Research at Boston University

The Measure
of a Muon

By Neil Savage

Finding the Higgs boson took the collective efforts of thousands of scientists working on different pieces of the task—developing theoretical models, building the particle accelerator, analyzing the data. Professor of Physics Steve Ahlen, working on the project for the last 16 years, helped design and build one of the detectors that would capture the fleeting results of near-light-speed particle collisions so analysts could determine if they had actually found the Higgs.

The Large Hadron Collider (LHC) works by sending two beams of protons racing in opposite directions along a circular path at close to the speed of light. When bunches of protons smash into each other, about every 50 billionths of a second, some of the collisions should, according to theory, create the Higgs boson. The Higgs almost immediately breaks apart into other subatomic particles, and some of those decay even further, into more particles. It’s the job of various detectors to pick out the interesting few hundred traces of millions of collisions every second and measure the momentum and mass of the particles they see. Scientists then work backward from the results, tracing the particles’ source to see if some of them came from the decay of a Higgs.

Ahlen works on the muon chamber, the outermost of a series of detectors in the ATLAS experiment at the LHC. Detectors closer to the collision capture other particles—photons, electrons, pions.

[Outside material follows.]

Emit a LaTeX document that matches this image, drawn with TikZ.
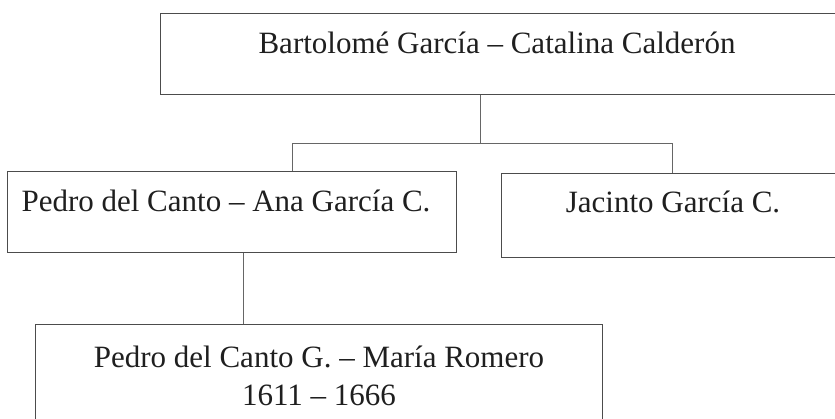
\documentclass[tikz,border=0pt]{standalone}
\usepackage{fontspec}
\setmainfont{Liberation Serif}
\begin{document}
\begin{tikzpicture}[x=1pt,y=-1pt,
  boxline/.style={draw=black!70, line width=1.1pt},
  conn/.style={draw=black!60, line width=0.8pt},
  lbl/.style={inner sep=0pt, font=\fontsize{31}{38}\selectfont, text=black!88},
  famrect/.style={boxline, inner sep=0pt, anchor=north west}]
\useasboundingbox (0,0) rectangle (835,419);
\clip (0,0) rectangle (835,419);
\fill[white] (0,0) rectangle (835,419);
% boxes
\node[famrect, minimum width=685pt, minimum height=81pt] (tp) at (160,13) {};
\node[famrect, minimum width=449pt, minimum height=81pt] (pl) at (7,171) {};
\node[famrect, minimum width=344pt, minimum height=84pt] (pr) at (501,173) {};
\node[famrect, minimum width=567pt, minimum height=116pt] (bt) at (35,324) {};
% texts
\node[lbl, anchor=base] (ttp) at (497,54) {Bartolomé García – Catalina Calderón};
\node[lbl, anchor=base] (tpl) at (226,212) {Pedro del Canto – Ana García C.};
\node[lbl, anchor=base] (tpr) at (673,213) {Jacinto García C.};
\node[lbl, anchor=base, align=center] (tbt) at (319,405) {Pedro del Canto G. – María Romero\\1611 – 1666};
% connectors
\coordinate (jn) at (480,143);
\coordinate (xl) at (292,0);
\coordinate (xr) at (672,0);
\coordinate (xb) at (243,0);
\draw[conn] (tp.south -| jn) -- (jn);
\draw[conn] (pl.north -| xl) -- (jn -| xl) -- (jn -| xr) -- (pr.north -| xr);
\draw[conn] (pl.south -| xb) -- (bt.north -| xb);
\end{tikzpicture}
\end{document}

The only remnants to make it to the outer chamber are muons, which Ahlen calls a sort of heavy electron, and neutrinos, which can pass all the way through the planet.

The muon detector contains about 350,000 aluminum tubes, averaging four meters long, each filled with pressurized argon and carbon dioxide and with a wire running down the middle. When a muon passes through a tube, it knocks electrons off the gas atoms, which are drawn to the wire, producing an electrical signal. By measuring how long after the collisions it takes for the signal to occur, scientists can tell how far the muon is from the wire. Comparing that measurement as the muon passes through at least three groups of tubes tells them if its path is straight or slightly curved, which gives them its momentum.

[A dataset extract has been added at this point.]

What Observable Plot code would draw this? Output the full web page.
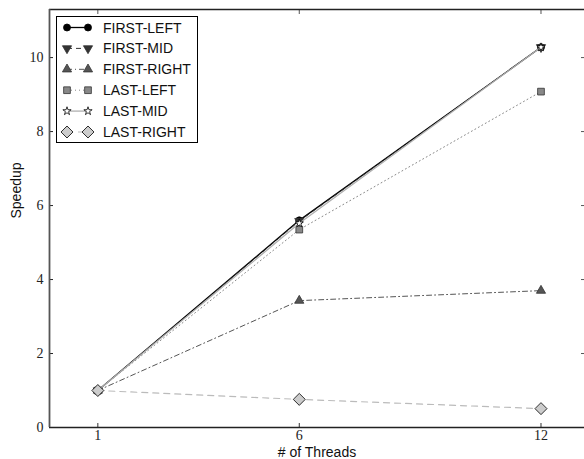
<!DOCTYPE html>
<html>
<head>
<meta charset="utf-8">
<script src="https://cdn.jsdelivr.net/npm/d3@7"></script>
<script src="https://cdn.jsdelivr.net/npm/@observablehq/plot@0.6"></script>
<style>
  html, body { margin: 0; padding: 0; background: #fff; }
  #wrap { position: relative; width: 584px; height: 459px; overflow: hidden; }
  #legend { position: absolute; left: 56px; top: 16px; }
</style>
</head>
<body>
<div id="wrap"></div>
<script>
const threads = [1, 6, 12];
const seriesNames = ["FIRST-LEFT", "FIRST-MID", "FIRST-RIGHT", "LAST-LEFT", "LAST-MID", "LAST-RIGHT"];
const firstLeft  = [1, 5.6, 10.28];
const firstMid   = [1, 5.58, 10.28];
const firstRight = [1, 3.43, 3.7];
const lastLeft   = [1, 5.35, 9.08];
const lastMid    = [1, 5.52, 10.28];
const lastRight  = [1, 0.76, 0.51];
const xTicks = [1, 6, 12];
const yTicks = [0, 2, 4, 6, 8, 10];

const values = [firstLeft, firstMid, firstRight, lastLeft, lastMid, lastRight];
const styles = [
  {line: "#000000", dash: null, width: 1.3, symbol: "circle", rotate: 0, fill: "#000000", stroke: "#000000", r: 3.5},
  {line: "#333333", dash: "5,4", width: 1, symbol: "triangle", rotate: 180, fill: "#333333", stroke: "#333333", r: 3.4},
  {line: "#555555", dash: "5,3,1,3", width: 1, symbol: "triangle", rotate: 0, fill: "#555555", stroke: "#333333", r: 3.4},
  {line: "#888888", dash: "1,3", width: 1, symbol: "square", rotate: 0, fill: "#888888", stroke: "#333333", r: 3.8},
  {line: "#b0b0b0", dash: null, width: 1.3, symbol: "star", rotate: 0, fill: "#ffffff", stroke: "#000000", r: 2.6},
  {line: "#bbbbbb", dash: "6,5", width: 1.2, symbol: "diamond2", rotate: 0, fill: "#cccccc", stroke: "#000000", r: 5.4}
];

const rows = [];
seriesNames.forEach((s, i) => threads.forEach((t, j) => rows.push({series: s, threads: t, speedup: values[i][j]})));

const xDomain = [-0.2, 13.08];
const yDomain = [0, 11.3];

const marks = [];
seriesNames.forEach((s, i) => {
  const st = styles[i];
  const d = rows.filter(r => r.series === s);
  marks.push(Plot.line(d, {x: "threads", y: "speedup", stroke: st.line, strokeWidth: st.width, strokeDasharray: st.dash}));
  marks.push(Plot.dot(d, {x: "threads", y: "speedup", symbol: () => st.symbol, r: st.r, rotate: st.rotate, fill: st.fill, stroke: st.stroke, strokeWidth: 0.8}));
});

const chart = Plot.plot({
  width: 584,
  height: 459,
  marginLeft: 49,
  marginRight: 0,
  marginTop: 9,
  marginBottom: 32,
  style: {background: "#fff", overflow: "visible"},
  x: {domain: xDomain, axis: null},
  y: {domain: yDomain, axis: null},
  symbol: {type: "identity"},
  marks: [
    Plot.axisX({anchor: "bottom", ticks: xTicks, tickSize: -4, tickPadding: 7, stroke: "#333", fontFamily: "Liberation Serif", fontSize: 14, fill: "#222", label: null}),
    Plot.axisX({anchor: "top", ticks: xTicks, tickSize: -4, tickFormat: () => "", stroke: "#555", label: null}),
    Plot.axisY({anchor: "left", ticks: yTicks, tickSize: -4, tickPadding: 10, stroke: "#222", fontFamily: "Liberation Serif", fontSize: 14, fill: "#222", label: null}),
    Plot.axisY({anchor: "right", ticks: yTicks, tickSize: -4, tickFormat: () => "", stroke: "#555", label: null}),
    Plot.ruleY([yDomain[0]], {stroke: "#222", strokeWidth: 1.5}),
    Plot.ruleY([yDomain[1]], {stroke: "#222", strokeWidth: 1.5}),
    Plot.ruleX([xDomain[0]], {stroke: "#555", strokeWidth: 1.8}),
    ...marks,
    Plot.text(["# of Threads"], {frameAnchor: "bottom", dy: 29, fontFamily: "Liberation Sans", fontSize: 14, fill: "#111"}),
    Plot.text(["Speedup"], {frameAnchor: "left", dx: -33, rotate: -90, fontFamily: "Liberation Sans", fontSize: 14, fill: "#111"})
  ]
});
document.getElementById("wrap").appendChild(chart);

// Legend
const lw = 142, lh = 127;
const legend = d3.select("#wrap").append("svg").attr("id", "legend")
  .attr("width", lw).attr("height", lh);
legend.append("rect").attr("x", 0.5).attr("y", 0.5).attr("width", lw - 1).attr("height", lh - 1)
  .attr("fill", "#fff").attr("stroke", "#000").attr("stroke-width", 1);
const symMap = {circle: d3.symbolCircle, triangle: d3.symbolTriangle, square: d3.symbolSquare, star: d3.symbolStar, diamond2: d3.symbolDiamond2};
seriesNames.forEach((s, i) => {
  const st = styles[i];
  const y = 11.5 + i * 20.9;
  const g = legend.append("g");
  g.append("line").attr("x1", 11).attr("x2", 32).attr("y1", y).attr("y2", y)
    .attr("stroke", st.line).attr("stroke-width", st.width).attr("stroke-dasharray", st.dash);
  [11, 32].forEach(x => {
    g.append("path").attr("d", d3.symbol(symMap[st.symbol], st.r * st.r * Math.PI)())
      .attr("transform", `translate(${x},${y}) rotate(${st.rotate})`)
      .attr("fill", st.fill).attr("stroke", st.stroke).attr("stroke-width", 0.8);
  });
  g.append("text").attr("x", 47).attr("y", y + 5).text(s)
    .attr("font-family", "Liberation Sans").attr("font-size", 14).attr("fill", "#111");
});
</script>
</body>
</html>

“Imagine something traveling 30 to 40 feet and we have to measure if that’s straight or not, with the difference being the diameter of a human hair,” Ahlen says.

Now he’s developing better versions of the detector that can handle the higher energies and intensities the LHC will use in several years to look for other particles. “We’re still operating in its infancy,” he says. “We still haven’t gone to full energy, so discovering the Higgs boson is just the beginning.”

He says the field of particle physicists has been dominated since about 1980 by theorists trying to fit the results of earlier experiments into a coherent whole. Now, with the LHC up and running, the data gatherers are getting their turn in the spotlight. “We’re back into an observation-based regime,” Ahlen says. “It’s an exciting time to be an experimentalist.”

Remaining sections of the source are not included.